### Exercise prompt
Omit every picture and return the rest of the data unaltered.

## begin Provided entries

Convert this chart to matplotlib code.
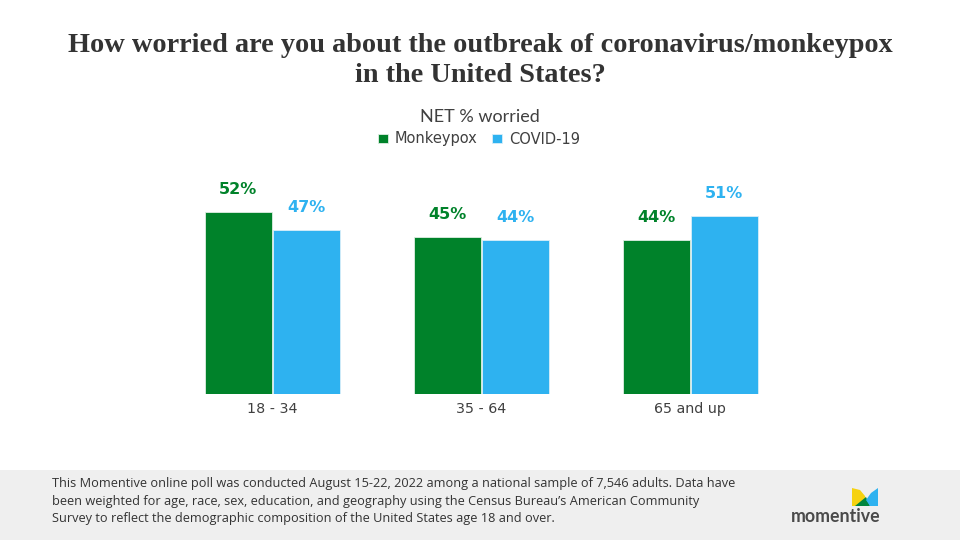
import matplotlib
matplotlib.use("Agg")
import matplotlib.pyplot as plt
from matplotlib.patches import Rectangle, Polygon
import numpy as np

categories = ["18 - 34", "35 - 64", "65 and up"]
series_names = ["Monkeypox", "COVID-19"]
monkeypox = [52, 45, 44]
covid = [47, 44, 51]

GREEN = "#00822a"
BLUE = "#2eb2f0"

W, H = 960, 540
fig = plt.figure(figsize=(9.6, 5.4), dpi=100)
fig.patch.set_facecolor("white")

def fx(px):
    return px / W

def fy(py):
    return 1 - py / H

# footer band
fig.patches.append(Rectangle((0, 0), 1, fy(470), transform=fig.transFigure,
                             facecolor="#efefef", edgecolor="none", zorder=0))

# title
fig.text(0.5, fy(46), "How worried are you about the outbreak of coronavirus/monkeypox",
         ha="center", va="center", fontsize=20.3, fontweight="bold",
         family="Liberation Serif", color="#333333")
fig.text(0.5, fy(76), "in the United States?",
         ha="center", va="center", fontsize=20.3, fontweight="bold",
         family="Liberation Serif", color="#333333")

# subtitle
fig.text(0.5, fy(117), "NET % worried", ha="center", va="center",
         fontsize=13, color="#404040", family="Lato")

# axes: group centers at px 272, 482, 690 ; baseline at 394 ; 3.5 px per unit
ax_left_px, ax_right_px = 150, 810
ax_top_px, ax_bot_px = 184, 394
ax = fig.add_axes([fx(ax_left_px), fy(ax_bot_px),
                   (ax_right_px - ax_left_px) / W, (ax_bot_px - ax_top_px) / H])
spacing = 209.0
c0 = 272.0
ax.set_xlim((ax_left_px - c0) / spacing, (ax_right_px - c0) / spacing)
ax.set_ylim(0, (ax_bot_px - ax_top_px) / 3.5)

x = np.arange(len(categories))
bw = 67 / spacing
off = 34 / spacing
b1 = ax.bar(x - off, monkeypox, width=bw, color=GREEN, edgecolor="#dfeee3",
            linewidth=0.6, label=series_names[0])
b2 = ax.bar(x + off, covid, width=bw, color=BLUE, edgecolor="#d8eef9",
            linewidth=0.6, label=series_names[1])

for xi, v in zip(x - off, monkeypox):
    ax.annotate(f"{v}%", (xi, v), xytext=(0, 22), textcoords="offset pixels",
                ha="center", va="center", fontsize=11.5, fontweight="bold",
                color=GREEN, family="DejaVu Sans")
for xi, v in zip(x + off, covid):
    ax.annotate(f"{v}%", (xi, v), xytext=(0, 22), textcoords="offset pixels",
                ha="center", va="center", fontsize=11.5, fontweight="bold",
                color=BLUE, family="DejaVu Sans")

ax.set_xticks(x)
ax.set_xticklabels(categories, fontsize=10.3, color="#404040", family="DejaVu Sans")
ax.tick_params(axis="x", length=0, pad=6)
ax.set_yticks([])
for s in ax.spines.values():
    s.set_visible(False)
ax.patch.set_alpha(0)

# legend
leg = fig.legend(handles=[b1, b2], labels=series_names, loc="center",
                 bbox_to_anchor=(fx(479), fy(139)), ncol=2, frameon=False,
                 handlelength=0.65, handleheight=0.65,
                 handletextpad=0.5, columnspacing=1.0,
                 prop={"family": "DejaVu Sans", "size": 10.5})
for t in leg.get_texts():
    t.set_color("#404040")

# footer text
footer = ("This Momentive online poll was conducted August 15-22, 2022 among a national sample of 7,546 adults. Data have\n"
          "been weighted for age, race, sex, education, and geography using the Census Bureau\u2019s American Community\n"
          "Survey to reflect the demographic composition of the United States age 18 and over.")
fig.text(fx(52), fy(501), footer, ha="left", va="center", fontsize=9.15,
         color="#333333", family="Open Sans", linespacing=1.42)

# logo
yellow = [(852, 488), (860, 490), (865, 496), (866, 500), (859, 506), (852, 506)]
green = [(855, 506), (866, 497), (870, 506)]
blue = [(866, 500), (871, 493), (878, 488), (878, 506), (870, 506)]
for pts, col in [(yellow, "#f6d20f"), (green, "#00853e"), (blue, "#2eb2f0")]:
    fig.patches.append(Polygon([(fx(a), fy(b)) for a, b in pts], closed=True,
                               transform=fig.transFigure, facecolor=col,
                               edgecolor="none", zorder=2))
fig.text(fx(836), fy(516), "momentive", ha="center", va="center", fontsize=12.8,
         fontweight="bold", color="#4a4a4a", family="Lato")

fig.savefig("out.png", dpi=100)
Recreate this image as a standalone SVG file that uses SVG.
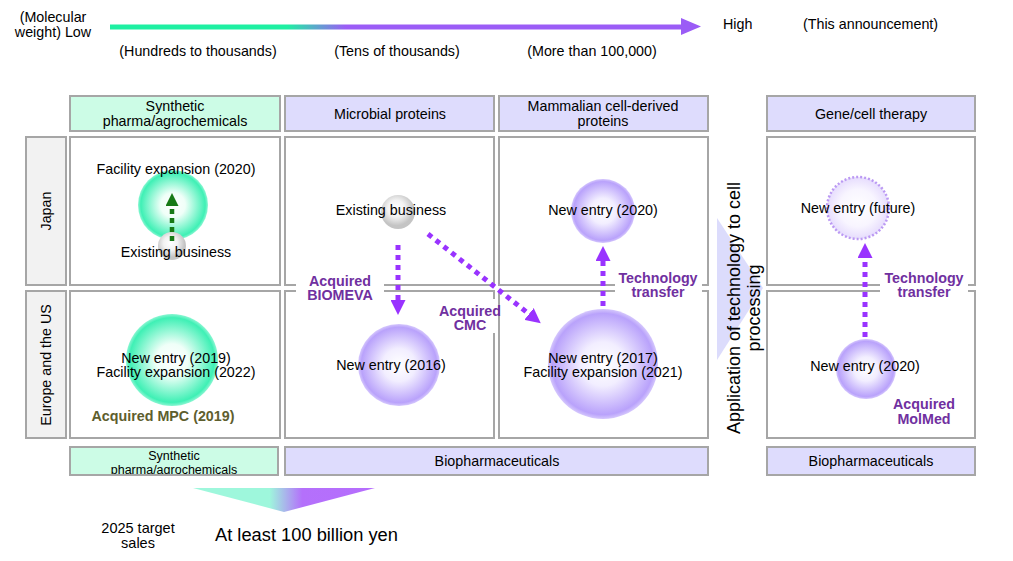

## end Provided entries

### Complete output
Convert this chart to matplotlib code.
import matplotlib
matplotlib.use("Agg")
import matplotlib.pyplot as plt
from matplotlib.patches import Rectangle, Polygon
import numpy as np

categories = ["18 - 34", "35 - 64", "65 and up"]
series_names = ["Monkeypox", "COVID-19"]
monkeypox = [52, 45, 44]
covid = [47, 44, 51]

GREEN = "#00822a"
BLUE = "#2eb2f0"

W, H = 960, 540
fig = plt.figure(figsize=(9.6, 5.4), dpi=100)
fig.patch.set_facecolor("white")

def fx(px):
    return px / W

def fy(py):
    return 1 - py / H

# footer band
fig.patches.append(Rectangle((0, 0), 1, fy(470), transform=fig.transFigure,
                             facecolor="#efefef", edgecolor="none", zorder=0))

# title
fig.text(0.5, fy(46), "How worried are you about the outbreak of coronavirus/monkeypox",
         ha="center", va="center", fontsize=20.3, fontweight="bold",
         family="Liberation Serif", color="#333333")
fig.text(0.5, fy(76), "in the United States?",
         ha="center", va="center", fontsize=20.3, fontweight="bold",
         family="Liberation Serif", color="#333333")

# subtitle
fig.text(0.5, fy(117), "NET % worried", ha="center", va="center",
         fontsize=13, color="#404040", family="Lato")

# axes: group centers at px 272, 482, 690 ; baseline at 394 ; 3.5 px per unit
ax_left_px, ax_right_px = 150, 810
ax_top_px, ax_bot_px = 184, 394
ax = fig.add_axes([fx(ax_left_px), fy(ax_bot_px),
                   (ax_right_px - ax_left_px) / W, (ax_bot_px - ax_top_px) / H])
spacing = 209.0
c0 = 272.0
ax.set_xlim((ax_left_px - c0) / spacing, (ax_right_px - c0) / spacing)
ax.set_ylim(0, (ax_bot_px - ax_top_px) / 3.5)

x = np.arange(len(categories))
bw = 67 / spacing
off = 34 / spacing
b1 = ax.bar(x - off, monkeypox, width=bw, color=GREEN, edgecolor="#dfeee3",
            linewidth=0.6, label=series_names[0])
b2 = ax.bar(x + off, covid, width=bw, color=BLUE, edgecolor="#d8eef9",
            linewidth=0.6, label=series_names[1])

for xi, v in zip(x - off, monkeypox):
    ax.annotate(f"{v}%", (xi, v), xytext=(0, 22), textcoords="offset pixels",
                ha="center", va="center", fontsize=11.5, fontweight="bold",
                color=GREEN, family="DejaVu Sans")
for xi, v in zip(x + off, covid):
    ax.annotate(f"{v}%", (xi, v), xytext=(0, 22), textcoords="offset pixels",
                ha="center", va="center", fontsize=11.5, fontweight="bold",
                color=BLUE, family="DejaVu Sans")

ax.set_xticks(x)
ax.set_xticklabels(categories, fontsize=10.3, color="#404040", family="DejaVu Sans")
ax.tick_params(axis="x", length=0, pad=6)
ax.set_yticks([])
for s in ax.spines.values():
    s.set_visible(False)
ax.patch.set_alpha(0)

# legend
leg = fig.legend(handles=[b1, b2], labels=series_names, loc="center",
                 bbox_to_anchor=(fx(479), fy(139)), ncol=2, frameon=False,
                 handlelength=0.65, handleheight=0.65,
                 handletextpad=0.5, columnspacing=1.0,
                 prop={"family": "DejaVu Sans", "size": 10.5})
for t in leg.get_texts():
    t.set_color("#404040")

# footer text
footer = ("This Momentive online poll was conducted August 15-22, 2022 among a national sample of 7,546 adults. Data have\n"
          "been weighted for age, race, sex, education, and geography using the Census Bureau\u2019s American Community\n"
          "Survey to reflect the demographic composition of the United States age 18 and over.")
fig.text(fx(52), fy(501), footer, ha="left", va="center", fontsize=9.15,
         color="#333333", family="Open Sans", linespacing=1.42)

# logo
yellow = [(852, 488), (860, 490), (865, 496), (866, 500), (859, 506), (852, 506)]
green = [(855, 506), (866, 497), (870, 506)]
blue = [(866, 500), (871, 493), (878, 488), (878, 506), (870, 506)]
for pts, col in [(yellow, "#f6d20f"), (green, "#00853e"), (blue, "#2eb2f0")]:
    fig.patches.append(Polygon([(fx(a), fy(b)) for a, b in pts], closed=True,
                               transform=fig.transFigure, facecolor=col,
                               edgecolor="none", zorder=2))
fig.text(fx(836), fy(516), "momentive", ha="center", va="center", fontsize=12.8,
         fontweight="bold", color="#4a4a4a", family="Lato")

fig.savefig("out.png", dpi=100)
Recreate this image as a standalone SVG file that uses SVG.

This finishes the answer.